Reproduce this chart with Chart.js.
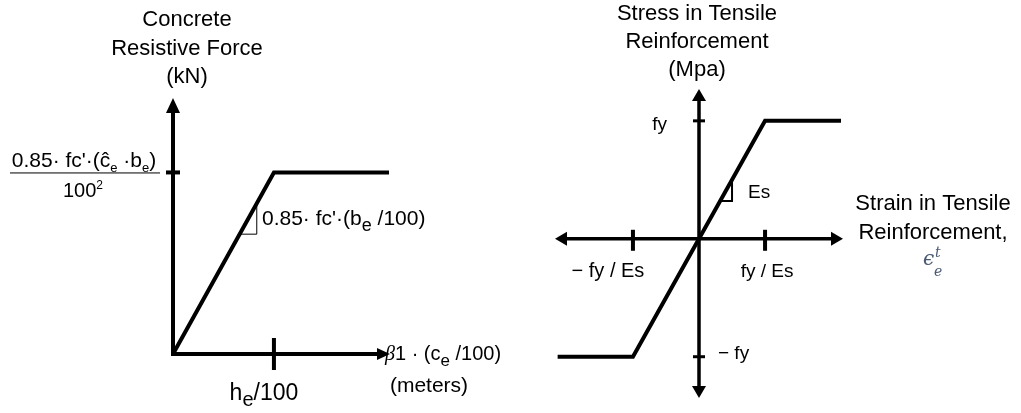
<!DOCTYPE html>
<html>
<head>
<meta charset="utf-8">
<script src="https://cdn.jsdelivr.net/npm/chart.js@4.4.1/dist/chart.umd.min.js"></script>
<style>
  body { margin: 0; background: #fff; }
  .panel { position: absolute; top: 0; }
</style>
</head>
<body>
<div class="panel" style="left:0"><canvas id="concreteChart" width="510" height="413"></canvas></div>
<div class="panel" style="left:510px"><canvas id="steelChart" width="511" height="413"></canvas></div>
<script>
// concrete: x in units of h_e/100, y in units of the plateau force
const concreteX = [0, 1, 2.14];
const concreteY = [0, 1, 1];
const concreteSlopeX = [0.66, 0.83, 0.83];
const concreteSlopeY = [0.66, 0.66, 0.83];
const concreteTickX = [1];
const concreteTickY = [1];

// steel: x in units of fy/Es, y in units of fy
const steelX = [-2.14, -1, 1, 2.15];
const steelY = [-1, -1, 1, 1];
const steelSlopeX = [0.32, 0.5, 0.5];
const steelSlopeY = [0.32, 0.32, 0.5];
const steelTickX = [-1, 1];
const steelTickY = [-1, 1];

const SANS = '"Liberation Sans", Arial, sans-serif';

function toPoints(xs, ys) {
    return xs.map((x, i) => ({x: x, y: ys[i]}));
}

// draw text made of pieces: [text, mode] where mode is '', 'sub', 'sup', 'beta'
function rich(ctx, parts, x, y, size, align) {
    const fonts = {
        '': size + 'px ' + SANS,
        'sub': Math.round(size * 0.62) + 'px ' + SANS,
        'bigsub': Math.round(size * 0.85) + 'px ' + SANS,
        'sup': Math.round(size * 0.62) + 'px ' + SANS,
        'beta': 'italic ' + size + 'px "Liberation Serif", serif'
    };
    const shift = {'': 0, 'sub': size * 0.22, 'bigsub': size * 0.28, 'sup': -size * 0.4, 'beta': 0};
    let total = 0;
    const widths = parts.map(p => {
        ctx.font = fonts[p[1] || ''];
        const w = ctx.measureText(p[0]).width;
        total += w;
        return w;
    });
    let cx = x;
    if (align === 'center') cx = x - total / 2;
    if (align === 'right') cx = x - total;
    ctx.textAlign = 'left';
    ctx.textBaseline = 'alphabetic';
    parts.forEach((p, i) => {
        ctx.font = fonts[p[1] || ''];
        ctx.fillText(p[0], cx, y + shift[p[1] || '']);
        cx += widths[i];
    });
}

function arrow(ctx, tipX, tipY, dx, dy, len, half) {
    const bx = tipX - dx * len, by = tipY - dy * len;
    ctx.beginPath();
    ctx.moveTo(tipX, tipY);
    ctx.lineTo(bx - dy * half, by + dx * half);
    ctx.lineTo(bx + dy * half, by - dx * half);
    ctx.closePath();
    ctx.fill();
}

const concreteAxes = {
    id: 'concreteAxes',
    beforeDatasetsDraw(chart) {
        const ctx = chart.ctx, xs = chart.scales.x, ys = chart.scales.y;
        const ox = xs.getPixelForValue(0), oy = ys.getPixelForValue(0);
        const right = xs.right, top = ys.top;
        ctx.save();
        ctx.strokeStyle = '#000';
        ctx.fillStyle = '#000';
        ctx.lineWidth = 4;
        ctx.lineCap = 'butt';
        ctx.beginPath();
        ctx.moveTo(ox, top + 10);
        ctx.lineTo(ox, oy + 2);
        ctx.moveTo(ox - 2, oy);
        ctx.lineTo(right - 10, oy);
        ctx.stroke();
        arrow(ctx, ox, top, 0, -1, 15, 7);
        arrow(ctx, right, oy, 1, 0, 13, 6);
        concreteTickX.forEach(v => {
            const px = xs.getPixelForValue(v);
            ctx.beginPath();
            ctx.moveTo(px, oy - 16);
            ctx.lineTo(px, oy + 16);
            ctx.stroke();
        });
        concreteTickY.forEach(v => {
            const py = ys.getPixelForValue(v);
            ctx.beginPath();
            ctx.moveTo(ox - 7, py);
            ctx.lineTo(ox + 7, py);
            ctx.stroke();
        });
        ctx.restore();
    },
    afterDraw(chart) {
        const ctx = chart.ctx, xs = chart.scales.x, ys = chart.scales.y;
        const ox = xs.getPixelForValue(0), oy = ys.getPixelForValue(0);
        const ty = ys.getPixelForValue(concreteTickY[0]);
        const tx = xs.getPixelForValue(concreteTickX[0]);
        ctx.save();
        ctx.fillStyle = '#000';
        // title
        rich(ctx, [['Concrete']], 187, 26, 22, 'center');
        rich(ctx, [['Resistive Force']], 187, 55, 22, 'center');
        rich(ctx, [['(kN)']], 187, 83, 22, 'center');
        // y tick label as a fraction
        rich(ctx, [['0.85\u00b7 fc\'\u00b7(\u0109'], ['e', 'sub'], [' \u00b7b'], ['e', 'sub'], [')']], 84, 167, 21, 'center');
        ctx.fillRect(10, ty, 150, 1);
        rich(ctx, [['100'], ['2', 'sup']], 83, 197, 20, 'center');
        // slope label
        rich(ctx, [['0.85\u00b7 fc\'\u00b7(b'], ['e', 'bigsub'], [' /100)']], 262, 225, 21, 'left');
        // x tick label
        rich(ctx, [['h'], ['e', 'bigsub'], ['/100']], tx - 10, oy + 46, 23, 'center');
        // x axis title
        rich(ctx, [['\u03b2', 'beta'], ['1 \u00b7 (c'], ['e', 'bigsub'], [' /100)']], xs.right - 5, oy + 6, 20, 'left');
        rich(ctx, [['(meters)']], 429, oy + 38, 21, 'center');
        ctx.restore();
    }
};

const steelAxes = {
    id: 'steelAxes',
    beforeDatasetsDraw(chart) {
        const ctx = chart.ctx, xs = chart.scales.x, ys = chart.scales.y;
        const ox = xs.getPixelForValue(0), oy = ys.getPixelForValue(0);
        ctx.save();
        ctx.strokeStyle = '#000';
        ctx.fillStyle = '#000';
        ctx.lineWidth = 3.5;
        ctx.beginPath();
        ctx.moveTo(ox, ys.top + 10);
        ctx.lineTo(ox, ys.bottom - 10);
        ctx.moveTo(xs.left + 10, oy);
        ctx.lineTo(xs.right - 10, oy);
        ctx.stroke();
        arrow(ctx, ox, ys.top, 0, -1, 12, 7);
        arrow(ctx, ox, ys.bottom, 0, 1, 12, 7);
        arrow(ctx, xs.left, oy, -1, 0, 12, 7);
        arrow(ctx, xs.right, oy, 1, 0, 12, 7);
        ctx.lineWidth = 4;
        steelTickX.forEach(v => {
            const px = xs.getPixelForValue(v);
            ctx.beginPath();
            ctx.moveTo(px, oy - 9);
            ctx.lineTo(px, oy + 12);
            ctx.stroke();
        });
        ctx.lineWidth = 3;
        steelTickY.forEach(v => {
            const py = ys.getPixelForValue(v);
            ctx.beginPath();
            ctx.moveTo(ox - 6, py);
            ctx.lineTo(ox + 6, py);
            ctx.stroke();
        });
        ctx.restore();
    },
    afterDraw(chart) {
        const ctx = chart.ctx, xs = chart.scales.x, ys = chart.scales.y;
        const ox = xs.getPixelForValue(0), oy = ys.getPixelForValue(0);
        ctx.save();
        ctx.fillStyle = '#000';
        rich(ctx, [['Stress in Tensile']], ox - 2, 20, 22, 'center');
        rich(ctx, [['Reinforcement']], ox - 2, 48, 22, 'center');
        rich(ctx, [['(Mpa)']], ox - 2, 76, 22, 'center');
        rich(ctx, [['fy']], ox - 32, ys.getPixelForValue(1) + 9, 19, 'right');
        rich(ctx, [['\u2212 fy']], ox + 19, ys.getPixelForValue(-1) + 2, 19, 'left');
        rich(ctx, [['\u2212 fy / Es']], xs.getPixelForValue(-1) - 25, oy + 38, 20, 'center');
        rich(ctx, [['fy / Es']], xs.getPixelForValue(1) + 2, oy + 38, 19, 'center');
        rich(ctx, [['Es']], ox + 49, 198, 19, 'left');
        rich(ctx, [['Strain in Tensile']], 423, 210, 22, 'center');
        rich(ctx, [['Reinforcement,']], 423, 239, 22, 'center');
        // epsilon symbol
        ctx.fillStyle = '#4b5a73';
        ctx.font = 'italic 20px "DejaVu Serif", serif';
        ctx.textAlign = 'left';
        ctx.fillText('\u03f5', 413, 265);
        ctx.font = 'italic 14px "DejaVu Serif", serif';
        ctx.fillText('t', 425, 257);
        ctx.fillText('e', 424, 276);
        ctx.restore();
    }
};

function baseOptions(pad, xMin, xMax, yMin, yMax) {
    return {
        responsive: false,
        animation: false,
        devicePixelRatio: 1,
        layout: {padding: pad},
        plugins: {legend: {display: false}, tooltip: {enabled: false}},
        scales: {
            x: {type: 'linear', display: false, min: xMin, max: xMax},
            y: {type: 'linear', display: false, min: yMin, max: yMax}
        }
    };
}

function lineSet(xs, ys, width) {
    return {
        data: toPoints(xs, ys),
        showLine: true,
        borderColor: '#000',
        borderWidth: width,
        pointRadius: 0,
        fill: false,
        tension: 0,
        clip: false,
        borderJoinStyle: 'miter'
    };
}

new Chart(document.getElementById('concreteChart').getContext('2d'), {
    type: 'scatter',
    data: {
        datasets: [
            lineSet(concreteX, concreteY, 4),
            lineSet(concreteSlopeX, concreteSlopeY, 1)
        ]
    },
    options: baseOptions({left: 173, right: 120, top: 98, bottom: 59}, 0, 2.15, 0, 1.41),
    plugins: [concreteAxes]
});

new Chart(document.getElementById('steelChart').getContext('2d'), {
    type: 'scatter',
    data: {
        datasets: [
            lineSet(steelX, steelY, 4),
            lineSet(steelSlopeX, steelSlopeY, 2)
        ]
    },
    options: baseOptions({left: 45, right: 178, top: 89, bottom: 15}, -2.18, 2.18, -1.35, 1.27),
    plugins: [steelAxes]
});
</script>
</body>
</html>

================================

▸ **Given task**:
Write out the lines from the start of the material to the line with "const concreteTickY = [1];", inclusive and exactly. Skip the pictures.

▸ **Correct result**:
Reproduce this chart with Chart.js.
<!DOCTYPE html>
<html>
<head>
<meta charset="utf-8">
<script src="https://cdn.jsdelivr.net/npm/chart.js@4.4.1/dist/chart.umd.min.js"></script>
<style>
  body { margin: 0; background: #fff; }
  .panel { position: absolute; top: 0; }
</style>
</head>
<body>
<div class="panel" style="left:0"><canvas id="concreteChart" width="510" height="413"></canvas></div>
<div class="panel" style="left:510px"><canvas id="steelChart" width="511" height="413"></canvas></div>
<script>
// concrete: x in units of h_e/100, y in units of the plateau force
const concreteX = [0, 1, 2.14];
const concreteY = [0, 1, 1];
const concreteSlopeX = [0.66, 0.83, 0.83];
const concreteSlopeY = [0.66, 0.66, 0.83];
const concreteTickX = [1];
const concreteTickY = [1];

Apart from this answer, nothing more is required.